Il primo brano in programma è la Sinfonia della Gazza ladra e fin dal rullo di tamburo iniziale si capisce che questa sarà un’esecuzione robusta. Gli strumentisti infatti o ignorano che questa è un’opera buffa (ok: è semiseria non buffa, ma l’attacco della sinfonia è proprio nello stile buffo) o ritengono che suonare con energia sia comunque un fatto positivo. Però l’orchestra è precisa, non ci sono sbavature (qualche sonorità un po’ aspra dei corni non può essere definita un errore) e in definitiva dal punto di vista tecnico non le si può rimproverare nulla, anzi molte orchestre italiane e non solo italiane avrebbero qualcosa da imparare. Questi giovani strumentisti pagano però la loro inesperienza, poiché probabilmente il problema è che non conoscono Rossini: se avranno modo di essere diretti altre volte da un esperto rossiniano qual è Donato Renzetti, capiranno sicuramente come va suonato. Già ora certi passaggi velocissimi in punta d’arco dei violini vengono veramente molto bene, leggeri, limpidi ed eleganti e lasciano capire che saprebbero suonare con tutta la necessaria brillantezza. 

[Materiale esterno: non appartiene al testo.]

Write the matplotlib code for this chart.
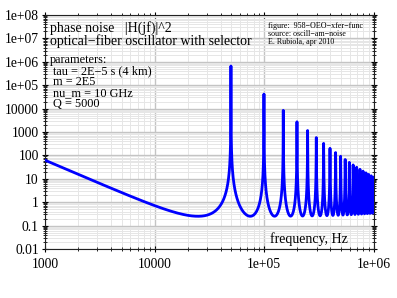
import numpy as np
import matplotlib
matplotlib.use("Agg")
import matplotlib.pyplot as plt
from matplotlib.ticker import FixedLocator, LogLocator, NullFormatter

# parameters printed on the chart
tau = 2e-5        # delay, s (4 km fiber)
m = 200000        # number of frequency points
nu_m = 10e9       # microwave carrier, Hz
Q = 5000          # selector quality factor
f_start = 1e3
f_stop = 1e6

x_ticks = [1e3, 1e4, 1e5, 1e6]
x_labels = ["1000", "10000", "1e+05", "1e+06"]
y_ticks = [1e-2, 1e-1, 1, 10, 100, 1e3, 1e4, 1e5, 1e6, 1e7, 1e8]
y_labels = ["0.01", "0.1", "1", "10", "100", "1000", "10000",
            "1e+05", "1e+06", "1e+07", "1e+08"]

# |H(jf)|^2 of the delay-line oscillator with lowpass-equivalent selector
f = np.logspace(np.log10(f_start), np.log10(f_stop), m)
f_L = nu_m / (2 * Q)
B = np.exp(-2j * np.pi * f * tau) / (1 + 1j * f / f_L)
H2 = 1.0 / np.abs(1 - B) ** 2

serif = ["Liberation Serif", "DejaVu Serif"]
plt.rcParams["font.family"] = serif

fig = plt.figure(figsize=(3.97, 2.98), dpi=100)
ax = fig.add_axes([45 / 397, 1 - 249 / 298, 329 / 397, 234 / 298])

ax.plot(f, H2, color="#0000ff", lw=2.0, zorder=3)

ax.set_xscale("log")
ax.set_yscale("log")
ax.set_xlim(f_start, f_stop)
ax.set_ylim(1e-2, 1e8)

ax.xaxis.set_major_locator(FixedLocator(x_ticks))
ax.set_xticklabels(x_labels)
ax.xaxis.set_minor_locator(LogLocator(base=10, subs=np.arange(2, 10), numticks=20))
ax.xaxis.set_minor_formatter(NullFormatter())
ax.yaxis.set_major_locator(FixedLocator(y_ticks))
ax.set_yticklabels(y_labels)
ax.yaxis.set_minor_locator(LogLocator(base=10, subs=np.arange(2, 10), numticks=20))
ax.yaxis.set_minor_formatter(NullFormatter())

ax.grid(True, which="major", color="#c4c4c4", lw=1.0, zorder=0)
ax.grid(True, which="minor", color="#e6e6e6", lw=0.7, zorder=0)

ax.tick_params(which="major", direction="inout", length=5, width=0.8,
               top=True, right=True, labelsize=9.8, pad=2, colors="black")
ax.tick_params(which="minor", direction="inout", length=3, width=0.6,
               top=True, right=True)
ax.tick_params(axis="x", which="major", pad=4)
for s in ax.spines.values():
    s.set_color("#222222")
    s.set_linewidth(0.8)

tr = ax.transAxes
def px(x, y):
    return ((x - 45) / 329, (249 - y) / 234)

ax.text(*px(50, 32), "phase noise   |H(jf)|^2", transform=tr, fontsize=10)
ax.text(*px(50, 45.5), "optical\u2212fiber oscillator with selector",
        transform=tr, fontsize=10)
ax.text(*px(50, 63), "parameters:", transform=tr, fontsize=8.8)
params = ["tau = 2E\u22125 s (4 km)", "m = 2E5", "nu_m = 10 GHz", "Q = 5000"]
for i, p in enumerate(params):
    ax.text(*px(53, 74 + i * 11), p, transform=tr, fontsize=8.8)

credits = ["figure:  958\u2212OEO\u2212xfer\u2212func", "source: oscill\u2212am\u2212noise",
           "E. Rubiola, apr 2010"]
for i, c in enumerate(credits):
    ax.text(*px(268, 27.5 + i * 8), c, transform=tr, fontsize=5.8)

ax.text(*px(270, 243), "frequency, Hz", transform=tr, fontsize=10)

fig.savefig("out.png", dpi=100, facecolor="white")
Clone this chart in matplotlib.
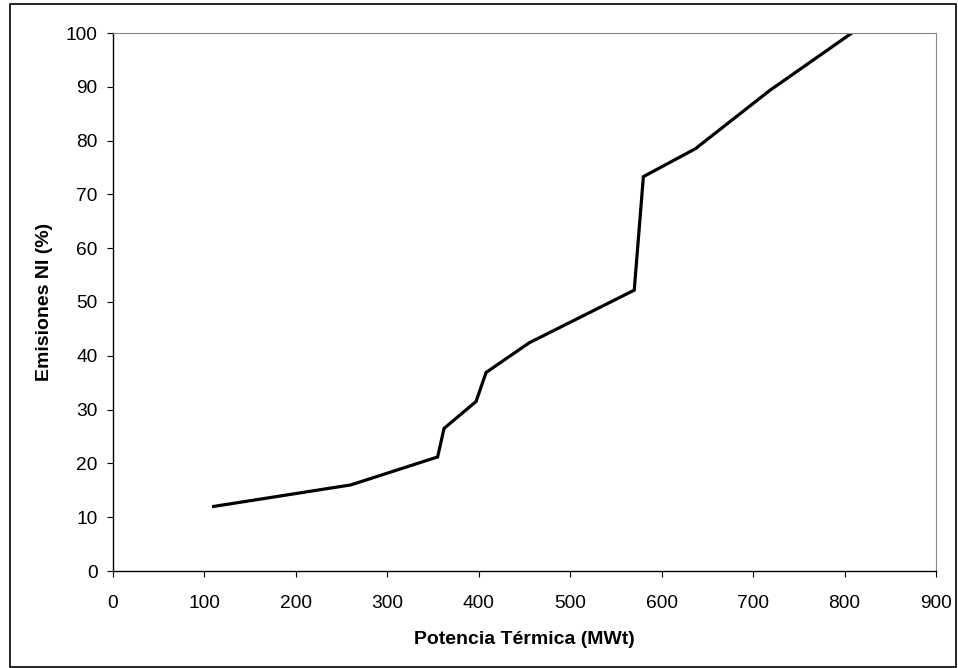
import matplotlib.pyplot as plt
from matplotlib.patches import Rectangle

plt.rcParams['font.family'] = ['Liberation Sans', 'DejaVu Sans']

# Potencia térmica (MWt) vs emisiones NI (%)
potencia = [110, 260, 355, 362, 397, 408, 455, 570, 580, 637, 718, 808]
emisiones = [12.0, 16.0, 21.2, 26.5, 31.5, 36.9, 42.4, 52.2, 73.3, 78.5, 89.3, 100.0]

x_ticks = [0, 100, 200, 300, 400, 500, 600, 700, 800, 900]
y_ticks = [0, 10, 20, 30, 40, 50, 60, 70, 80, 90, 100]

W, H = 958, 668
fig = plt.figure(figsize=(W / 100, H / 100), dpi=100)
ax = fig.add_axes([113 / W, 1 - 571 / H, (936 - 113) / W, (571 - 33) / H])

ax.plot(potencia, emisiones, color="black", linewidth=2.3, solid_joinstyle="miter")

ax.set_xlim(0, 900)
ax.set_ylim(0, 100)
ax.set_xticks(x_ticks)
ax.set_yticks(y_ticks)
ax.tick_params(direction="out", length=4, width=0.8, labelsize=13.8)
ax.tick_params(axis="x", pad=13)
ax.tick_params(axis="y", pad=7)

ax.set_xlabel("Potencia Térmica (MWt)", fontsize=14, fontweight="bold", labelpad=14)
ax.set_ylabel("Emisiones NI (%)", fontsize=14, fontweight="bold", labelpad=9)

for side in ["top", "right"]:
    ax.spines[side].set_color("#888888")
    ax.spines[side].set_linewidth(0.8)
for side in ["left", "bottom"]:
    ax.spines[side].set_color("black")
    ax.spines[side].set_linewidth(1.0)

# outer chart border
fig.patches.append(Rectangle((10 / W, 1 - 667 / H), (956 - 10) / W, (667 - 4) / H,
                             transform=fig.transFigure, fill=False,
                             edgecolor="black", linewidth=1.2))

fig.savefig("out.png", dpi=100)
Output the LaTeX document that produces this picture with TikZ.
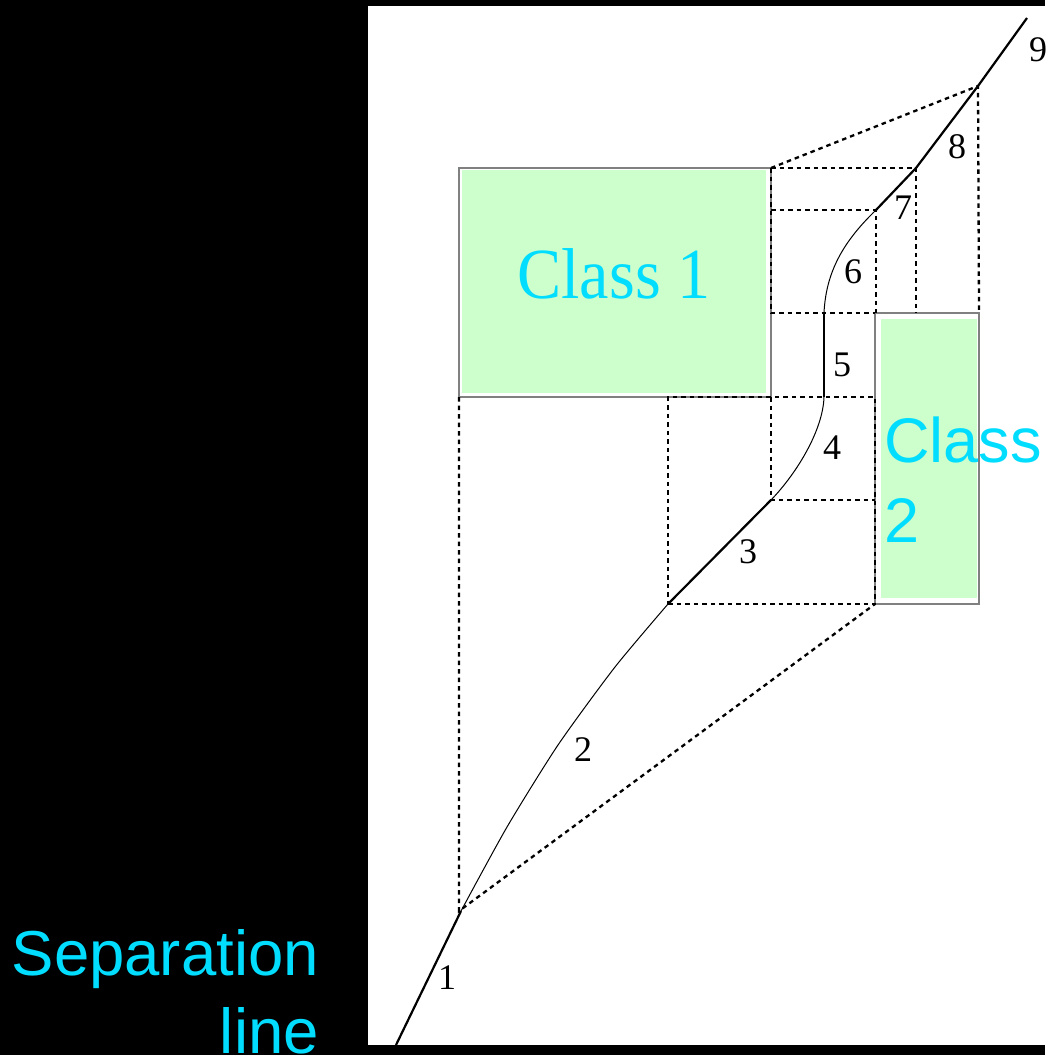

Dopo Rossini si passa, con un salto all’indietro di oltre mille anni, a Wang Wei, uno dei più grandi poeti cinesi, un cui testo è stato anche usato da Mahler in Das Lied von der Erde. Un attore vestito in abito tradizionale - è Yang Yi, molto noto in Cina - legge una poesia di quel classico della letteratura cinese, Passando accanto al tempio Xiang Ji: più esattamente, non la legge ma laintona con una specie di recitar cantando, su un accompagnamento molto discreto dell’orchestra, quasi sempre soltanto il pizzicato degli strumenti ad arco, come un unico grande liuto, cui si aggiungono leggeri interventi “atmosferici” delle percussioni e un epilogo del flauto di bambù, suonato dallo stesso Yang Yi. Non sappiamo se sia uno stile tradizionale di leggere la poesia o se sia una creazione di Yang, ma quel che è certo è che questa lettura intonata è molto suggestiva, perfino magnetica, e che se ne resta soggiogati, pur senza capire ovviamente una parola.

Non poteva mancare Tan Dun, il compositore cinese più noto in occidente, grazie anche alle sue musiche per il cinema, che gli hanno fatto vincere un Oscar, e a quelle per le Olimpiadi di Pechino. Molti, che magari stravedono per la world music e altri generi commerciali, si permettono di accusare Tan per la sua musica semplice e popolare (ma raffinata, bisogna riconoscerlo) e per il suo ibridare la musica tradizionale cinese con la musica colta occidentale. Personalmente non sono d’accordo con tali critiche, ma devo riconoscere che questo suo Concerto per pipa (strumento cinese simile al liuto) e orchestra interessa soprattutto per la sonorità dell’insolito strumento solista (lo suonava Lan Weiwei, bravissima, per quel che posso capirne), ma a lungo andare l’interesse diminuisce e lascia il posto a una certa monotonia. 

La pièce de résistence del concerto è la Quinta Sinfonia di Ciajkovskij. Nel complesso l’orchestra appare trasformata, nettamente migliore che in Rossini. È vero che ci sono momenti un po’ tirati via, puliti e precisi, ma un po’ generici come interpretazione: sembrerebbe che Renzetti abbia avuto poco tempo per le prove e sia stato costretto a scegliere cosa curare di più e cosa invece trascurare, ma questa è solo una supposizione. Ma altri momenti sono eseguiti ad altissimo livello. Bello l’attacco del primo movimento. Lasciano incantati certi passaggi dei violini lievi e colorati come una seta preziosa, che ci ricordano che l’autore di questa Sinfonia è lo stesso che ha scritto La bella addormentata.Degna di una grande orchestra la prima parte del secondo movimento, con gli strumenti ad arco gravi perfettamente calibrati per ottenere il punto giusto di patetico vibrato e di colore cupo. Nel movimento finale non c’è bisogno di scegliere qualche momento, tutto è splendido. L’orchestra intera suona benissimo, con una menzione speciale per gli archi tutti, i legni (soprattutto quelli gravi, fagotti e clarinetti) e ottoni (in questo caso soprattutto quelli acuti, le trombe). Dopo averci messo un bel po’ a scaldarsi (d’altronde, come ci hanno fatto notare, i musicisti non avevano ancora potuto smaltire la differenza di fuso orario, cosicché  alle venti, quando il concerto è iniziato, per loro erano le quattro di notte) l’orchestra si è dimostrata di ottima qualità e anche l’interpretazione di Renzetti è potuta apparire nella giusta luce, rivelandosi trascinante ma controllata in questa pagina in cui tanti si gettano a capofitto e perdono la bussola, facendola apparire sconnessa, vacua ed enfatica. Il pubblico, che fino ad allora non si era scaldato molto, ha applaudito più che calorosamente e molto a lungo, finché non ha ottenuto due bis. Non identificato il primo: probabilmente una melodia tradizionale cinese in un’elaborazione in stile musica da film. Il secondo la Danza russa (un trepak) dello Schiaccianoci di Ciajkovskij.